El fallido intento de la Argentina de volver a un mundo que ya no es lo que era nos ha puesto desde este lejano lugar en directo contacto con un fenómeno que afecta a los países “centrales” desde hace un par de décadas, a saber, la desaceleración e incluso el total freno del crecimiento económico. Obviamente, la imposibilidad de procesar las tensiones redistributivas mediante el agrandamiento de la torta (que tan bien funcionó hace no tanto) provoca nuevas tensiones que llevan a pensar en que ya sea el capitalismo o el mundo, algo está por terminar.

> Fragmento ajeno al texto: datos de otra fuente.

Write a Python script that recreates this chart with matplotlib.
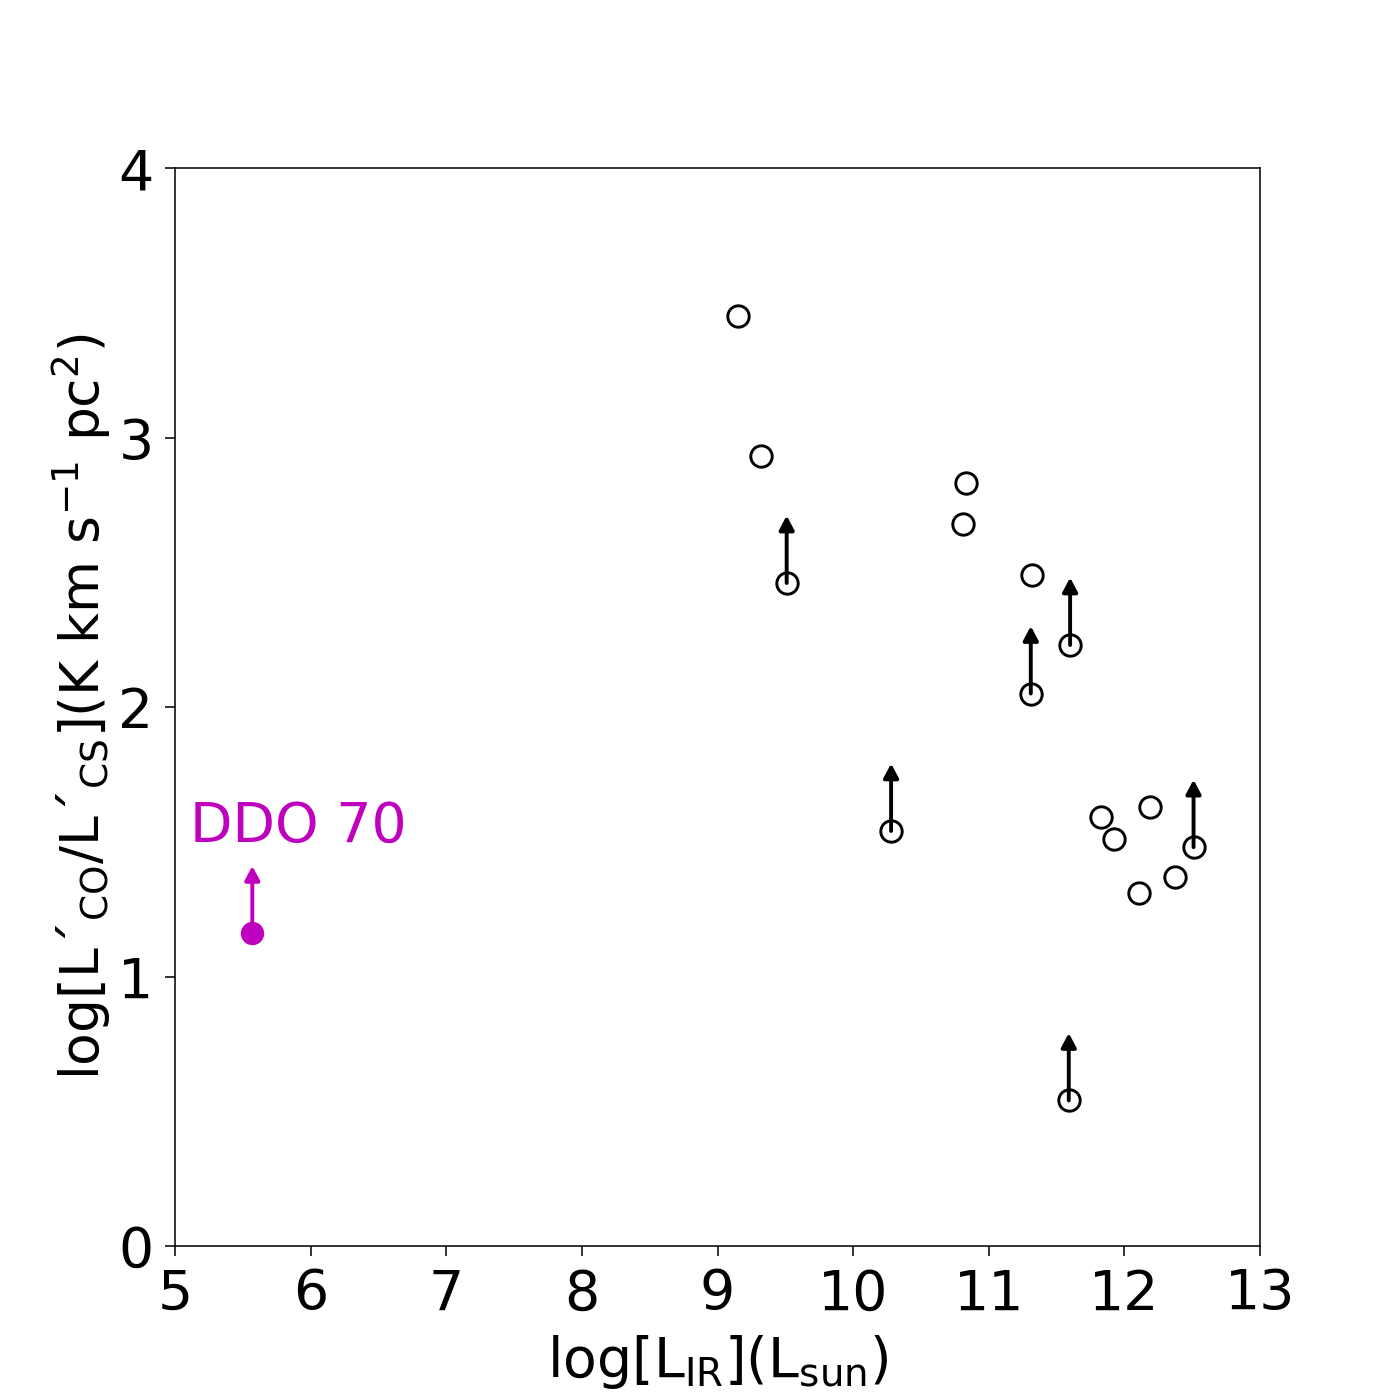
import matplotlib
matplotlib.use("Agg")
import matplotlib.pyplot as plt

# galaxies: log L_IR, log L'CO/L'CS, lower limit flag
lir = [9.15, 9.32, 9.51, 10.83, 10.81, 11.32, 11.60, 11.31, 10.28,
       11.83, 11.92, 12.19, 12.11, 12.37, 12.51, 11.59]
ratio = [3.45, 2.93, 2.46, 2.83, 2.68, 2.49, 2.23, 2.05, 1.54,
         1.59, 1.51, 1.63, 1.31, 1.37, 1.48, 0.54]
lower = [False, False, True, False, False, False, True, True, True,
         False, False, False, False, False, True, True]

ddo_lir, ddo_ratio = 5.57, 1.16

fig, ax = plt.subplots(figsize=(10, 10), dpi=140)

def up_arrow(x, y, color):
    ax.annotate("", xy=(x, y + 0.25), xytext=(x, y),
                arrowprops=dict(arrowstyle="-|>,head_width=0.32,head_length=0.6",
                                lw=2, color=color, shrinkA=0, shrinkB=0))

for x, y, lim in zip(lir, ratio, lower):
    if lim:
        up_arrow(x, y, "k")
ax.plot(lir, ratio, "o", mfc="none", mec="k", ms=11, mew=1.5)

up_arrow(ddo_lir, ddo_ratio, "m")
ax.plot(ddo_lir, ddo_ratio, "o", color="m", ms=11)
ax.text(5.11, 1.50, "DDO 70", color="m", fontsize=28.5)

ax.set_xlim(5, 13)
ax.set_ylim(0, 4)
ax.set_xticks(range(5, 14))
ax.set_yticks(range(0, 5))
ax.tick_params(labelsize=28.5, length=5, pad=6)
ax.set_xlabel(r"log[L$_{\rm IR}$](L$_{\rm sun}$)", fontsize=28.5, labelpad=6)
ax.set_ylabel("log[L´$_{\\rm CO}$/L´$_{\\rm CS}$](K km s$^{-1}$ pc$^2$)",
              fontsize=27.5, labelpad=3)

fig.savefig("out.png")
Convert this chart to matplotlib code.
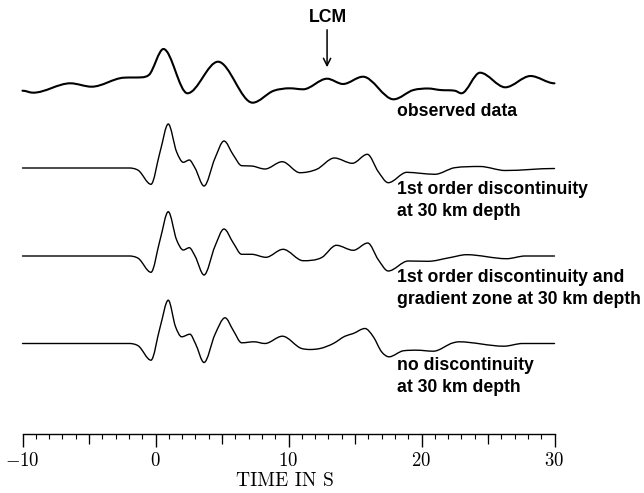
import matplotlib
matplotlib.use("Agg")
import matplotlib.pyplot as plt
import numpy as np
from matplotlib.path import Path
from matplotlib.patches import PathPatch

plt.rcParams['font.family'] = 'serif'
plt.rcParams['font.serif'] = ['cmr10', 'DejaVu Serif']
plt.rcParams['axes.formatter.use_mathtext'] = True
plt.rcParams['mathtext.fontset'] = 'cm'

# digitised seismogram knots: time (s) and amplitude (screen px, up = positive)
obs_t = [-10.0, -9.2, -6.4, -4.8, -2.4, -1.0, -0.5, 0.6, 2.4, 4.7, 7.3, 8.9, 10.1, 11.1,
         12.9, 14.1, 15.6, 17.9, 19.4, 20.5, 21.4, 22.5, 23.0, 24.4, 26.3, 28.2, 30.0]
obs_a = [-0.7, -2.7, 6.7, 3.3, 12.3, 12.7, 15.0, 41.0, -3.3, 28.3, -12.7, -0.7, 1.7, 0.7,
         11.3, 6.0, 13.3, -9.3, 0.0, 1.5, 0.0, -0.7, -3.3, 17.3, 2.7, 14.0, 6.7]

disc_t = [-10.0, -2.0, -1.3, -0.34, 0.34, 0.96, 1.59, 2.09, 2.54, 2.97, 3.65, 4.47, 5.15,
          5.85, 6.48, 7.23, 8.23, 9.53, 10.86, 12.12, 13.45, 14.8, 15.93, 16.75, 17.5,
          18.9, 19.9, 21.0, 22.5, 24.4, 26.3, 30.0]
disc_a = [0.0, 0.0, -2.3, -16.3, 16.0, 44.0, 16.0, 5.7, 8.0, 0.0, -18.0, 9.7, 27.0,
          13.0, 2.3, 2.0, -1.0, 6.3, -4.7, -1.3, 10.0, 4.7, 13.7, -3.7, -14.7,
          -4.3, -5.3, -6.3, 0.3, 1.5, -2.5, -0.5]

grad_t = [-10.0, -2.0, -1.3, -0.34, 0.34, 0.96, 1.59, 2.09, 2.54, 2.97, 3.65, 4.47, 5.15,
          5.85, 6.48, 7.23, 8.3, 9.59, 11.1, 12.5, 13.6, 14.87, 15.96, 16.75, 17.5,
          19.0, 20.5, 22.1, 23.4, 26.4, 27.8, 30.0]
grad_a = [0.0, 0.0, -2.3, -16.3, 16.0, 44.3, 16.0, 6.0, 8.3, 0.0, -19.0, 9.7, 27.0,
          13.0, 1.7, 1.7, -1.3, 6.7, -4.7, -1.5, 10.7, 5.7, 13.0, -3.7, -15.0,
          -5.0, -5.3, -1.7, 1.3, -2.7, 0.0, 0.0]

none_t = [-10.0, -2.0, -1.3, -0.34, 0.34, 0.96, 1.5, 1.97, 2.59, 3.0, 3.65, 4.47, 5.23,
          5.85, 6.48, 7.41, 8.23, 9.54, 10.99, 11.6, 12.37, 13.37, 14.25, 14.87, 15.75,
          16.38, 17.0, 17.56, 18.63, 19.64, 20.89, 22.39, 22.8, 26.2, 27.6, 30.0]
none_a = [0.0, 0.0, -2.3, -16.7, 16.0, 43.3, 17.0, 6.7, 9.3, 0.0, -19.0, 9.0, 25.7,
          13.0, 0.7, 1.7, 0.0, 7.3, -5.0, -6.0, -5.0, 0.0, 7.3, 10.0, 15.0,
          6.7, -8.3, -13.3, -7.3, -6.7, -7.7, 0.7, 1.7, -2.7, 0.0, 0.0]

traces = [(obs_t, obs_a, 90, 1.5), (disc_t, disc_a, 168, 1.0),
          (grad_t, grad_a, 256, 1.0), (none_t, none_a, 343.5, 1.0)]
labels = [("observed data", 112), ("1st order discontinuity", 189), ("at 30 km depth", 211),
          ("1st order discontinuity and", 278), ("gradient zone at 30 km depth", 299),
          ("no discontinuity", 366), ("at 30 km depth", 388)]

px_per_s = 13.3
x_zero = 155.5


def smooth_path(t, a, base):
    # cubic through the knots (flat at extrema), drawn as bezier segments
    t = np.asarray(t, float)
    y = base - np.asarray(a, float)
    h = np.diff(t)
    d = np.diff(y) / h
    m = np.zeros_like(y)
    for i in range(1, len(t) - 1):
        if d[i - 1] * d[i] > 0:
            s = (h[i] * d[i - 1] + h[i - 1] * d[i]) / (h[i - 1] + h[i])
            lim = 3 * min(abs(d[i - 1]), abs(d[i]))
            m[i] = np.sign(s) * min(abs(s), lim)
    verts = [(t[0], y[0])]
    codes = [Path.MOVETO]
    for i in range(len(h)):
        verts += [(t[i] + h[i] / 3, y[i] + m[i] * h[i] / 3),
                  (t[i + 1] - h[i] / 3, y[i + 1] - m[i + 1] * h[i] / 3),
                  (t[i + 1], y[i + 1])]
        codes += [Path.CURVE4] * 3
    return Path(verts, codes)


fig = plt.figure(figsize=(6.44, 4.93), dpi=100)
ax = fig.add_axes([0, 0, 1, 1])
ax.set_xlim(-x_zero / px_per_s, (644 - x_zero) / px_per_s)
ax.set_ylim(493, 0)
ax.axis('off')

for t, a, base, lw in traces:
    ax.add_patch(PathPatch(smooth_path(t, a, base), fill=False, edgecolor='black',
                           lw=lw, capstyle='round', joinstyle='round'))

lab_font = dict(family='Liberation Sans', weight='bold', size=12.7)
x_lab = (397 - x_zero) / px_per_s
for txt, y in labels:
    ax.text(x_lab, y, txt, ha='left', va='center', **lab_font)

# LCM marker
ax.text(12.95, 17, 'LCM', ha='center', va='center', **lab_font)
ax.annotate('', xy=(12.9, 70), xytext=(12.9, 27),
            arrowprops=dict(arrowstyle='->', lw=1.1, color='black', mutation_scale=13))

# time scale
y_axis = 434
ax_s = fig.add_axes([(x_zero - 10 * px_per_s) / 644, 1 - y_axis / 493,
                     40 * px_per_s / 644, 0.01])
ax_s.patch.set_alpha(0)
ax_s.set_xlim(-10, 30)
for s in ['top', 'left', 'right']:
    ax_s.spines[s].set_visible(False)
ax_s.spines['bottom'].set_linewidth(1.0)
ax_s.set_yticks([])
ax_s.set_xticks([-10, 0, 10, 20, 30])
ax_s.set_xticks(np.arange(-10, 31, 1), minor=True)
ax_s.tick_params(axis='x', which='major', length=9, width=1.0, pad=4, labelsize=13.5)
ax_s.tick_params(axis='x', which='minor', length=3.6, width=0.8)

sec = ax_s.secondary_xaxis('bottom')
sec.set_xticks([-5, 5, 15, 25])
sec.tick_params(axis='x', length=7, width=0.9, labelbottom=False)
sec.spines['bottom'].set_visible(False)

ax.text(9.75, 481, 'TIME IN S', ha='center', va='center', fontsize=14)

fig.savefig('out.png', dpi=100)
plt.close()
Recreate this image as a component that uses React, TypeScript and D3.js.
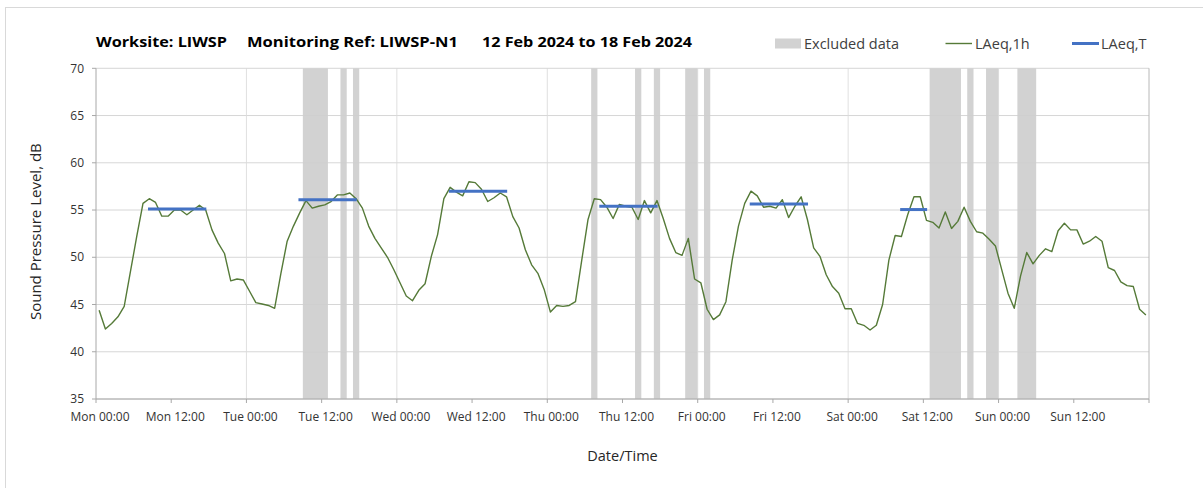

Nunca pude verificar la cita de Borges en la que criticaba al peronismo al desestimar a la justicia social como un objetivo tan modesto. Supongo que le parecería tal en relación a otras cuestiones más “morales”, es decir, una mera cuestión material, aritmética, que no presentaría mayores dificultades. Su desprecio por el marxismo como un mero economicismo va un poco en el mismo sentido. Efectivamente, en tiempos del desarrollismo industrial, la justicia social podía presentarse como una cuestión de solución cuya solución era por lo menos fácil de pensar (lo que obviamente no quiere decir fácil de ejecutar): había que sacarle a los ricos para darle a los pobres. Esto podía hacerse por la vía de la revolución (por la fuerza) o por la vía de la persuasión (como tanto le gustaba al general Cangallo). Pero en todo caso, cuál era esa riqueza (bienes de consumo) y cómo se producía (con trabajo industrial) no era un problema. Hoy sí.

 

*El que no extraña el comunismo no tiene corazón y el que lo extraña no tiene cerebro.